The words 'cook' and 'bake' are not as similar as I would have guessed, since they have a lot of use case overlap. The Lesk algorithm misidentified the form of 'cook' in the sentence even when the part of speech was specified. The algorithm got the form of 'bake'' correct without any modifications.

SentiWordNet is an extension of WordNet. It can assign positivity, negativity, and objectivity sentiment points to a word. This can be used to determine the sentiment or tone of a sentence based on the words and punctuation used. For example, SentiWordNet can analyze the sentence 'that movie was great!' and determine wheter it is a positive or negative sentence. 

In [None]:
senti_list = list(swn.senti_synsets('fantastic')) 
for item in senti_list:
    print(item)

sent1 = 'This is the worst day of my life'
print('\n' + sent1)
tokens = sent1.split()
for token in tokens:
    syn_list = list(swn.senti_synsets(token))
    if syn_list:
        syn = syn_list[0]
        print(syn)

sent2 = 'This is the best day of my life'
print('\n' + sent2)
tokens = sent2.split()
for token in tokens:
    syn_list = list(swn.senti_synsets(token))
    if syn_list:
        syn = syn_list[0]
        print(syn)

<antic.s.01: PosScore=0.375 NegScore=0.0>
<fantastic.s.02: PosScore=0.75 NegScore=0.0>
<fantastic.s.03: PosScore=0.375 NegScore=0.375>
<fantastic.s.04: PosScore=0.0 NegScore=0.625>
<fantastic.s.05: PosScore=0.375 NegScore=0.375>

This is the worst day of my life
<be.v.01: PosScore=0.25 NegScore=0.125>
<worst.n.01: PosScore=0.0 NegScore=1.0>
<day.n.01: PosScore=0.0 NegScore=0.0>
<life.n.01: PosScore=0.0 NegScore=0.0>

This is the best day of my life
<be.v.01: PosScore=0.25 NegScore=0.125>
<best.n.01: PosScore=0.25 NegScore=0.0>
<day.n.01: PosScore=0.0 NegScore=0.0>
<life.n.01: PosScore=0.0 NegScore=0.0>


The "emotionally charged" words like 'best' or 'worst' have the largest positive or negative scores.

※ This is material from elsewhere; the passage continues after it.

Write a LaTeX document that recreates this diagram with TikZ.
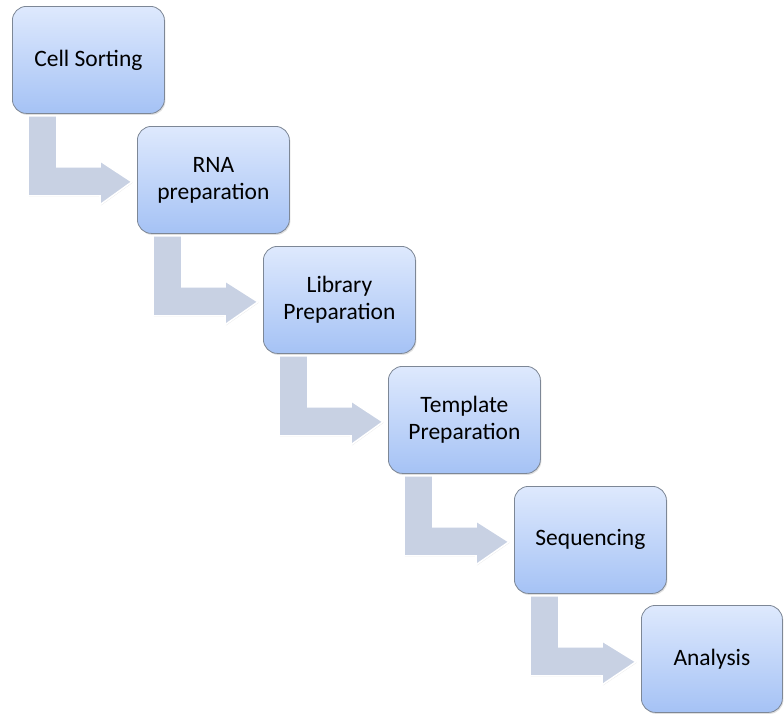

More objective words like 'be' and 'life' have a smaller impact on the overall sentiment of a sentence. This information is useful to have when trying to determine the tone or emotion behind a group of text. 

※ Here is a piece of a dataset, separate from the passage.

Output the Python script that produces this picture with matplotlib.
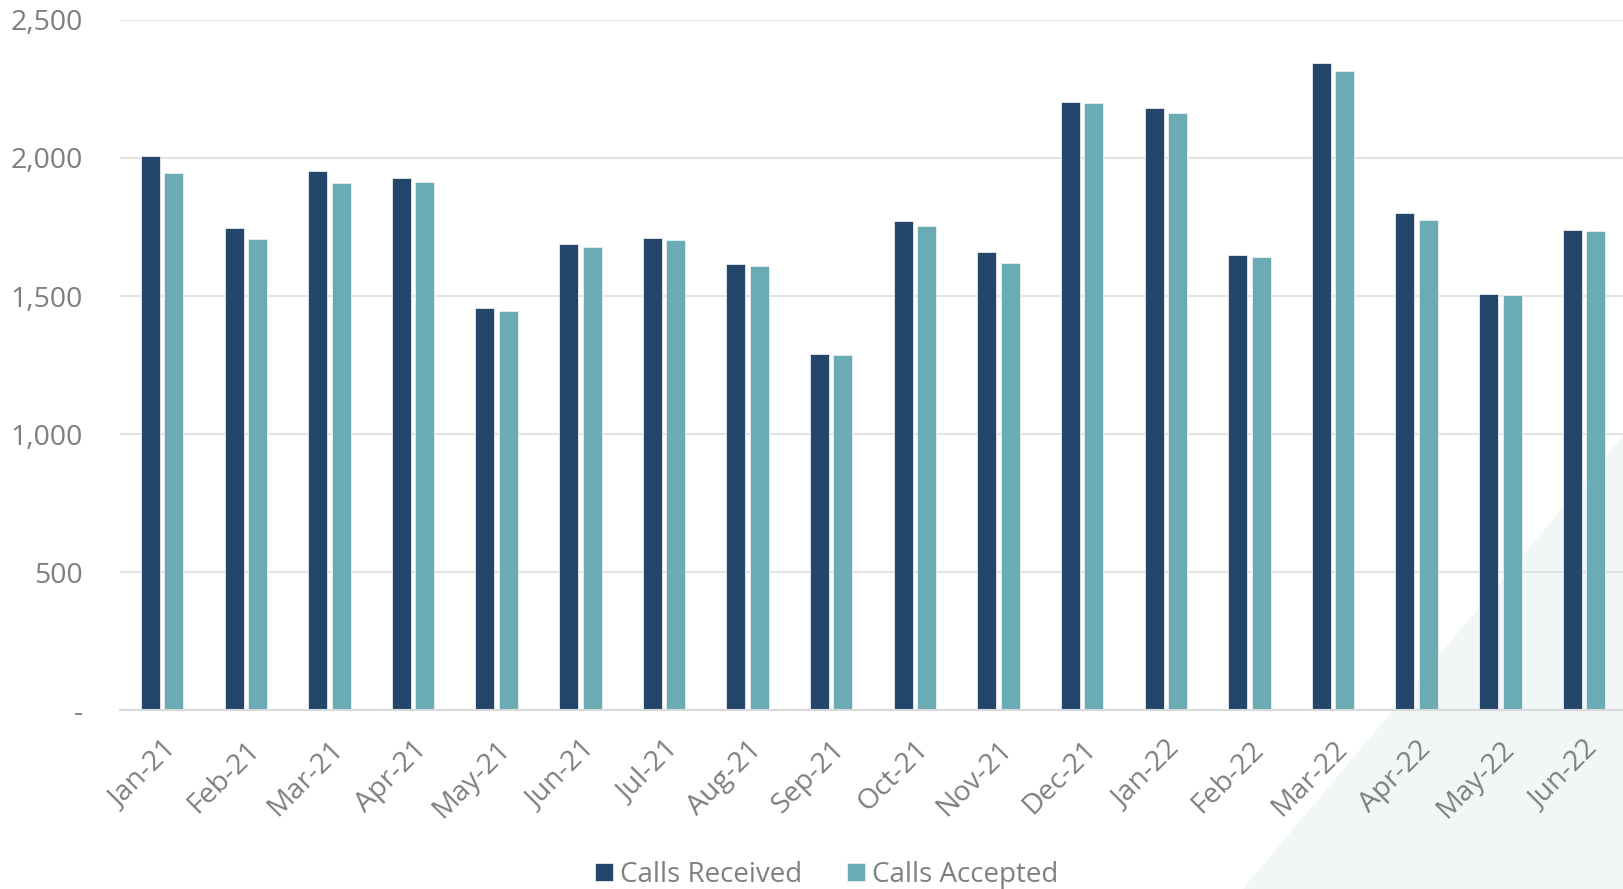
import matplotlib
matplotlib.use("Agg")
import matplotlib.pyplot as plt
from matplotlib.patches import Polygon
import numpy as np

months = ["Jan-21", "Feb-21", "Mar-21", "Apr-21", "May-21", "Jun-21",
          "Jul-21", "Aug-21", "Sep-21", "Oct-21", "Nov-21", "Dec-21",
          "Jan-22", "Feb-22", "Mar-22", "Apr-22", "May-22", "Jun-22"]
calls_received = [2006, 1746, 1953, 1929, 1455, 1688, 1711, 1617, 1289,
                  1770, 1660, 2204, 2179, 1650, 2345, 1802, 1506, 1738]
calls_accepted = [1945, 1707, 1908, 1911, 1446, 1678, 1702, 1608, 1285,
                  1755, 1620, 2197, 2164, 1640, 2316, 1776, 1503, 1734]
y_ticks = [0, 500, 1000, 1500, 2000, 2500]
y_tick_labels = ["-", "500", "1,000", "1,500", "2,000", "2,500"]

DARK = "#25466B"
TEAL = "#6AABB4"
TEXT = "#7F7F7F"
GRID = "#E3E3E3"

plt.rcParams["font.family"] = ["Open Sans", "DejaVu Sans"]

W, H = 1624, 889
fig = plt.figure(figsize=(W / 100, H / 100), dpi=100)
fig.patch.set_facecolor("white")

# background layer holding the pale wedge in the lower-right corner
bg = fig.add_axes([0, 0, 1, 1], zorder=-1)
bg.set_xlim(0, W)
bg.set_ylim(H, 0)
bg.axis("off")
bg.add_patch(Polygon([(1243, H), (W, 435), (W, H)], closed=True,
                     facecolor="#F1F6F6", edgecolor="none"))

ax = fig.add_axes([0.0741, 0.2008, 0.927, 0.7770], zorder=1)
ax.set_facecolor("none")

x = np.arange(len(months))
bw = 0.227
off = 0.14
ax.bar(x - off, calls_received, width=bw, color=DARK, edgecolor="#E8ECF0",
       linewidth=0.6, label="Calls Received", zorder=3)
ax.bar(x + off, calls_accepted, width=bw, color=TEAL, edgecolor="#E8F0F2",
       linewidth=0.6, label="Calls Accepted", zorder=3)

ax.set_xlim(-0.5, len(months) - 0.5)
ax.set_ylim(0, 2500)
ax.set_yticks(y_ticks)
ax.set_yticklabels(y_tick_labels)
ax.yaxis.grid(True, color=GRID, linewidth=1.5, zorder=0)
ax.set_axisbelow(True)

for side in ["top", "right", "left"]:
    ax.spines[side].set_visible(False)
ax.spines["bottom"].set_color("#D9D9D9")
ax.spines["bottom"].set_linewidth(1.5)
ax.spines["bottom"].set_zorder(4)

ax.tick_params(axis="y", length=0, pad=27, labelsize=20.5, labelcolor=TEXT)
ax.tick_params(axis="x", length=0, pad=18, labelsize=20.5, labelcolor=TEXT)
ax.set_xticks(x)
ax.set_xticklabels(months, rotation=45, ha="right", va="top",
                   rotation_mode="anchor")

leg = fig.legend(loc="center", bbox_to_anchor=(0.509, 0.016), ncol=2,
                 frameon=False, fontsize=20, labelcolor=TEXT,
                 handlelength=0.65, handleheight=0.65, handletextpad=0.25,
                 columnspacing=1.6)

fig.savefig("out.png", dpi=100, facecolor=fig.get_facecolor())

A collocation is a series of words that appear together frequently. They often combine to create a new meaning. If one of the words is changed, the meaning is no longer the same.

In [None]:
text4.collocations()

text = ' '.join(text4.tokens)
vocab = len(set(text4))
hg = text.count('General Government')/vocab
print("\np(General Government) = ", hg )
h = text.count('General')/vocab
print("p(General) = ", h)
g = text.count('Government')/vocab
print('p(Government) = ', g)
pmi = math.log2(hg / (h * g))
print('pmi = ', pmi)

United States; fellow citizens; years ago; four years; Federal
Government; General Government; American people; Vice President; God
bless; Chief Justice; one another; fellow Americans; Old World;
Almighty God; Fellow citizens; Chief Magistrate; every citizen; Indian
tribes; public debt; foreign nations

p(General Government) =  0.002394014962593516
p(General) =  0.002394014962593516
p(Government) =  0.03371571072319202
pmi =  4.890435179947461


The pmi of "General Government" is a positive number. The probability that the words "General" and "Government" will appear together is higher than chance. This means that "General Government" is likely to be a collocation.  

.

WordNet and SentiWordNet are useful tools that can be applied in many ways. They are used in NLP to analyze words and and their contexts.